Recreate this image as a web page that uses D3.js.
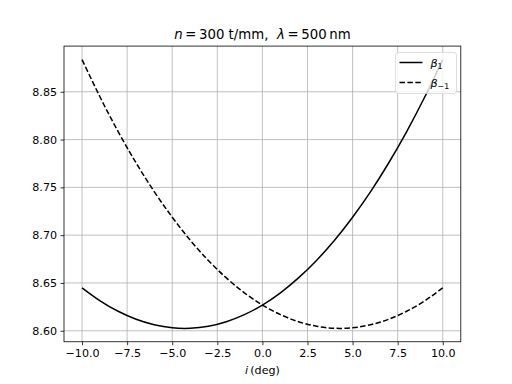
<!DOCTYPE html>
<html>
<head>
<meta charset="utf-8">
<script src="https://cdn.jsdelivr.net/npm/d3@7"></script>
<style>
  body { margin: 0; background: #fff; }
  text { font-family: "DejaVu Sans", sans-serif; fill: #000; }
</style>
</head>
<body>
<div id="chart"></div>
<script>
// incidence angle i (deg)
var incidence = [-10, -9, -8, -7, -6, -5, -4, -3, -2, -1, 0, 1, 2, 3, 4, 5, 6, 7, 8, 9, 10];
// beta_1 and beta_-1
var beta1 = [8.6449, 8.6313, 8.6204, 8.6120, 8.6063, 8.6031, 8.6026, 8.6047, 8.6095, 8.6169, 8.6269,
             8.6397, 8.6553, 8.6736, 8.6947, 8.7188, 8.7456, 8.7755, 8.8084, 8.8445, 8.8837];
var betaM1 = [8.8837, 8.8445, 8.8084, 8.7755, 8.7456, 8.7188, 8.6947, 8.6736, 8.6553, 8.6397, 8.6269,
              8.6169, 8.6095, 8.6047, 8.6026, 8.6031, 8.6063, 8.6120, 8.6204, 8.6313, 8.6449];
var xTicks = [-10, -7.5, -5, -2.5, 0, 2.5, 5, 7.5, 10];
var yTicks = [8.60, 8.65, 8.70, 8.75, 8.80, 8.85];

var W = 512, H = 384;
var mLeft = 64, mRight = 460.8, mTop = 46.08, mBottom = 341.76;

var svg = d3.select("#chart").append("svg")
    .attr("width", W).attr("height", H);

var x = d3.scaleLinear().domain([-11, 11]).range([mLeft, mRight]);
var y = d3.scaleLinear().domain([8.5885, 8.8978]).range([mBottom, mTop]);

// grid
svg.append("g").selectAll("line").data(xTicks).enter().append("line")
    .attr("x1", d => x(d)).attr("x2", d => x(d))
    .attr("y1", mTop).attr("y2", mBottom)
    .style("stroke", "#b0b0b0").style("stroke-width", 0.8);
svg.append("g").selectAll("line").data(yTicks).enter().append("line")
    .attr("y1", d => y(d)).attr("y2", d => y(d))
    .attr("x1", mLeft).attr("x2", mRight)
    .style("stroke", "#b0b0b0").style("stroke-width", 0.8);

// axes
var fmtX = d => d3.format(".1f")(d).replace("-", "\u2212");
var xAxis = d3.axisBottom(x).tickValues(xTicks).tickFormat(fmtX).tickSize(3.5).tickPadding(3.5);
var yAxis = d3.axisLeft(y).tickValues(yTicks).tickFormat(d3.format(".2f")).tickSize(3.5).tickPadding(3.5);

var gx = svg.append("g").attr("transform", "translate(0," + mBottom + ")").call(xAxis);
var gy = svg.append("g").attr("transform", "translate(" + mLeft + ",0)").call(yAxis);
[gx, gy].forEach(function(g){
  g.select(".domain").remove();
  g.selectAll(".tick line").style("stroke", "#000").style("stroke-width", 0.8);
  g.selectAll(".tick text").style("font-size", "11.1px").style("font-family", "DejaVu Sans");
});

// curves
var line = d3.line().curve(d3.curveNatural);
var pts1 = incidence.map((d, k) => [x(d), y(beta1[k])]);
var pts2 = incidence.map((d, k) => [x(d), y(betaM1[k])]);

svg.append("path").attr("d", line(pts1))
    .style("fill", "none").style("stroke", "#000").style("stroke-width", 1.5);
svg.append("path").attr("d", line(pts2))
    .style("fill", "none").style("stroke", "#000").style("stroke-width", 1.5)
    .style("stroke-dasharray", "5.5,2.4");

// frame
svg.append("rect").attr("x", mLeft).attr("y", mTop)
    .attr("width", mRight - mLeft).attr("height", mBottom - mTop)
    .style("fill", "none").style("stroke", "#000").style("stroke-width", 0.8);

// title
var title = svg.append("text").attr("x", (mLeft + mRight) / 2).attr("y", mTop - 7)
    .attr("text-anchor", "middle").style("font-size", "13.3px");
title.append("tspan").style("font-style", "italic").text("n");
title.append("tspan").text("\u2009=\u2009300 t/mm,\u00a0 ");
title.append("tspan").style("font-style", "italic").text("\u03bb");
title.append("tspan").text("\u2009=\u2009500\u2009nm");

// x label
var xl = svg.append("text").attr("x", (mLeft + mRight) / 2).attr("y", 374)
    .attr("text-anchor", "middle").style("font-size", "11.1px");
xl.append("tspan").style("font-style", "italic").text("i");
xl.append("tspan").text("\u2009(deg)");

// legend
var lg = svg.append("g");
lg.append("rect").attr("x", 395.5).attr("y", 52.5).attr("width", 61).attr("height", 41)
    .attr("rx", 2.5)
    .style("fill", "#fff").style("fill-opacity", 0.8)
    .style("stroke", "#d5d5d5").style("stroke-width", 0.8);
var items = [{dash: null, sym: "\u03b2", sub: "1"}, {dash: "5.5,2.4", sym: "\u03b2", sub: "\u22121"}];
items.forEach(function(it, k){
  var yy = 62.5 + k * 20;
  var l = lg.append("line").attr("x1", 399.5).attr("x2", 422.5).attr("y1", yy).attr("y2", yy)
      .style("stroke", "#000").style("stroke-width", 1.5);
  if (it.dash) l.style("stroke-dasharray", it.dash);
  var t = lg.append("text").attr("x", 430.5).attr("y", yy + 4).style("font-size", "11.1px");
  t.append("tspan").style("font-style", "italic").text(it.sym);
  t.append("tspan").attr("dy", 2.5).style("font-size", "7.8px").text(it.sub);
});
</script>
</body>
</html>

+-------+

Problem description
Every line should be retyped exactly, with the pictures omitted.

Solution to this task
Recreate this image as a web page that uses D3.js.
<!DOCTYPE html>
<html>
<head>
<meta charset="utf-8">
<script src="https://cdn.jsdelivr.net/npm/d3@7"></script>
<style>
  body { margin: 0; background: #fff; }
  text { font-family: "DejaVu Sans", sans-serif; fill: #000; }
</style>
</head>
<body>
<div id="chart"></div>
<script>
// incidence angle i (deg)
var incidence = [-10, -9, -8, -7, -6, -5, -4, -3, -2, -1, 0, 1, 2, 3, 4, 5, 6, 7, 8, 9, 10];
// beta_1 and beta_-1
var beta1 = [8.6449, 8.6313, 8.6204, 8.6120, 8.6063, 8.6031, 8.6026, 8.6047, 8.6095, 8.6169, 8.6269,
             8.6397, 8.6553, 8.6736, 8.6947, 8.7188, 8.7456, 8.7755, 8.8084, 8.8445, 8.8837];
var betaM1 = [8.8837, 8.8445, 8.8084, 8.7755, 8.7456, 8.7188, 8.6947, 8.6736, 8.6553, 8.6397, 8.6269,
              8.6169, 8.6095, 8.6047, 8.6026, 8.6031, 8.6063, 8.6120, 8.6204, 8.6313, 8.6449];
var xTicks = [-10, -7.5, -5, -2.5, 0, 2.5, 5, 7.5, 10];
var yTicks = [8.60, 8.65, 8.70, 8.75, 8.80, 8.85];

var W = 512, H = 384;
var mLeft = 64, mRight = 460.8, mTop = 46.08, mBottom = 341.76;

var svg = d3.select("#chart").append("svg")
    .attr("width", W).attr("height", H);

var x = d3.scaleLinear().domain([-11, 11]).range([mLeft, mRight]);
var y = d3.scaleLinear().domain([8.5885, 8.8978]).range([mBottom, mTop]);

// grid
svg.append("g").selectAll("line").data(xTicks).enter().append("line")
    .attr("x1", d => x(d)).attr("x2", d => x(d))
    .attr("y1", mTop).attr("y2", mBottom)
    .style("stroke", "#b0b0b0").style("stroke-width", 0.8);
svg.append("g").selectAll("line").data(yTicks).enter().append("line")
    .attr("y1", d => y(d)).attr("y2", d => y(d))
    .attr("x1", mLeft).attr("x2", mRight)
    .style("stroke", "#b0b0b0").style("stroke-width", 0.8);

// axes
var fmtX = d => d3.format(".1f")(d).replace("-", "\u2212");
var xAxis = d3.axisBottom(x).tickValues(xTicks).tickFormat(fmtX).tickSize(3.5).tickPadding(3.5);
var yAxis = d3.axisLeft(y).tickValues(yTicks).tickFormat(d3.format(".2f")).tickSize(3.5).tickPadding(3.5);

var gx = svg.append("g").attr("transform", "translate(0," + mBottom + ")").call(xAxis);
var gy = svg.append("g").attr("transform", "translate(" + mLeft + ",0)").call(yAxis);
[gx, gy].forEach(function(g){
  g.select(".domain").remove();
  g.selectAll(".tick line").style("stroke", "#000").style("stroke-width", 0.8);
  g.selectAll(".tick text").style("font-size", "11.1px").style("font-family", "DejaVu Sans");
});

// curves
var line = d3.line().curve(d3.curveNatural);
var pts1 = incidence.map((d, k) => [x(d), y(beta1[k])]);
var pts2 = incidence.map((d, k) => [x(d), y(betaM1[k])]);

svg.append("path").attr("d", line(pts1))
    .style("fill", "none").style("stroke", "#000").style("stroke-width", 1.5);
svg.append("path").attr("d", line(pts2))
    .style("fill", "none").style("stroke", "#000").style("stroke-width", 1.5)
    .style("stroke-dasharray", "5.5,2.4");

// frame
svg.append("rect").attr("x", mLeft).attr("y", mTop)
    .attr("width", mRight - mLeft).attr("height", mBottom - mTop)
    .style("fill", "none").style("stroke", "#000").style("stroke-width", 0.8);

// title
var title = svg.append("text").attr("x", (mLeft + mRight) / 2).attr("y", mTop - 7)
    .attr("text-anchor", "middle").style("font-size", "13.3px");
title.append("tspan").style("font-style", "italic").text("n");
title.append("tspan").text("\u2009=\u2009300 t/mm,\u00a0 ");
title.append("tspan").style("font-style", "italic").text("\u03bb");
title.append("tspan").text("\u2009=\u2009500\u2009nm");

// x label
var xl = svg.append("text").attr("x", (mLeft + mRight) / 2).attr("y", 374)
    .attr("text-anchor", "middle").style("font-size", "11.1px");
xl.append("tspan").style("font-style", "italic").text("i");
xl.append("tspan").text("\u2009(deg)");

// legend
var lg = svg.append("g");
lg.append("rect").attr("x", 395.5).attr("y", 52.5).attr("width", 61).attr("height", 41)
    .attr("rx", 2.5)
    .style("fill", "#fff").style("fill-opacity", 0.8)
    .style("stroke", "#d5d5d5").style("stroke-width", 0.8);
var items = [{dash: null, sym: "\u03b2", sub: "1"}, {dash: "5.5,2.4", sym: "\u03b2", sub: "\u22121"}];
items.forEach(function(it, k){
  var yy = 62.5 + k * 20;
  var l = lg.append("line").attr("x1", 399.5).attr("x2", 422.5).attr("y1", yy).attr("y2", yy)
      .style("stroke", "#000").style("stroke-width", 1.5);
  if (it.dash) l.style("stroke-dasharray", it.dash);
  var t = lg.append("text").attr("x", 430.5).attr("y", yy + 4).style("font-size", "11.1px");
  t.append("tspan").style("font-style", "italic").text(it.sym);
  t.append("tspan").attr("dy", 2.5).style("font-size", "7.8px").text(it.sub);
});
</script>
</body>
</html>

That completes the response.